コメディとして面白くなった理由がある本作
本作は原田マハによる同名小説を原作としているのだが、アレンジがかなり多い。原作は「日記形式」で書かれた、社会的な思想や政治的な動向を追うイメージが強かった。だが、映画では前述した「出張から帰ってきたら妻が総理になっていた」というシチュエーションからもわかる通り、はっきりとコメディとしての楽しさを大きく打ち出している。同時に「天然」で「からがいがいのある」とも言われる主人公を筆頭に、原作のキャラクターの面白さは映画でも存分に生かされていた。
谷戸豊プロデューサーも「原作はお堅い政治モノというよりも、いきなりファーストジェントルマンに祭り上げられてしまう夫の姿を描くコミカルな作品」「何より1組の夫婦を描く普遍的なお話だとも思いました」と語っており、その目論見が見事に達成できていることは、実際の本編を見てもわかるだろう。
何しろ、コメディ要素は短絡的なギャグに始終するのではなく、「勘違い」や「すれ違い」も重視した「頭が良い人が作っている」と心から思えるクレバーなものになっている。しかも、それらが笑えるだけでなく「敵の策略にハマりかけてしまう」サスペンスや、「夫婦間のすれ違い」という切実なドラマにもつながっているのも上手い。

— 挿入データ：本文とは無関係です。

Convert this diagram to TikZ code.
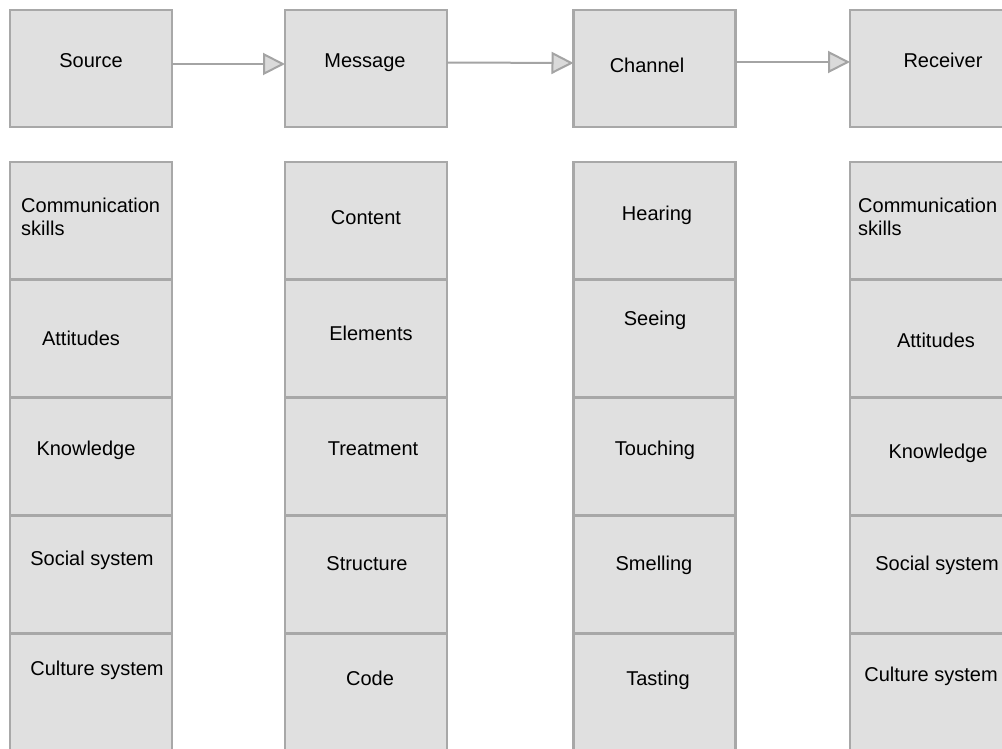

女性総理という劇的な環境の変化に巻き込まれていくコミカルなパート、中盤の政治パート、最後の夫婦パート、それぞれのバランスも見事で、エンターテインメントとして飽きずに楽しめるはずだ。
入念なリサーチの上に成り立った脚本
脚本そのものにも実に手が混んでいる。例えば、女性総理のキャラクターに説得力を持たせるために政治家、ジャーナリスト、新聞記者にも入念に取材を重ねた他、いわゆる政界とは無縁の一般女性にも積極的に話を聞いたそう。
さらに「もしも本当に日本に女性総理が誕生したら、マスコミやメディアはどんな反応をするのか?」「女性たちの琴線に触れるポイントはどこなのか?」さまざまな角度の意見を取り入れながら、日々脚本をブラッシュアップしていたのだそうだ。
コメディ主体の作品でありながら、女性の社会進出や、ジェンダー観などに真面目に向き合った作品になったのは、そうした入念なリサーチのおかげだろう。中盤で「女性の性的魅力を武器にする」というシーンはあるものの、それは間違ったものと描かれているし、何よりその後の女性たちを(男性も)を鼓舞するメッセージは実に感動的だった。
この脚本を手がけたのは、『ヒノマルソウル 舞台裏の英雄たち』(21)の杉原憲明と、新海誠監督のアニメ映画『言の葉の庭』(13)で脚本協力をしていた松田沙也。さらにコメディ作品を多く手がけていた河合勇人監督も脚本作りにガッツリと関わったことで、ウェットになりすぎない、テンポのいい脚本の輪郭が濃くなったのそうだ。その『ヒノマルソウル』も欺瞞にならない物語の構築力が素晴らしい内容だったので、合わせて観てみると、より誠実に「物語」に向き合うクリエイターであることがわかるだろう。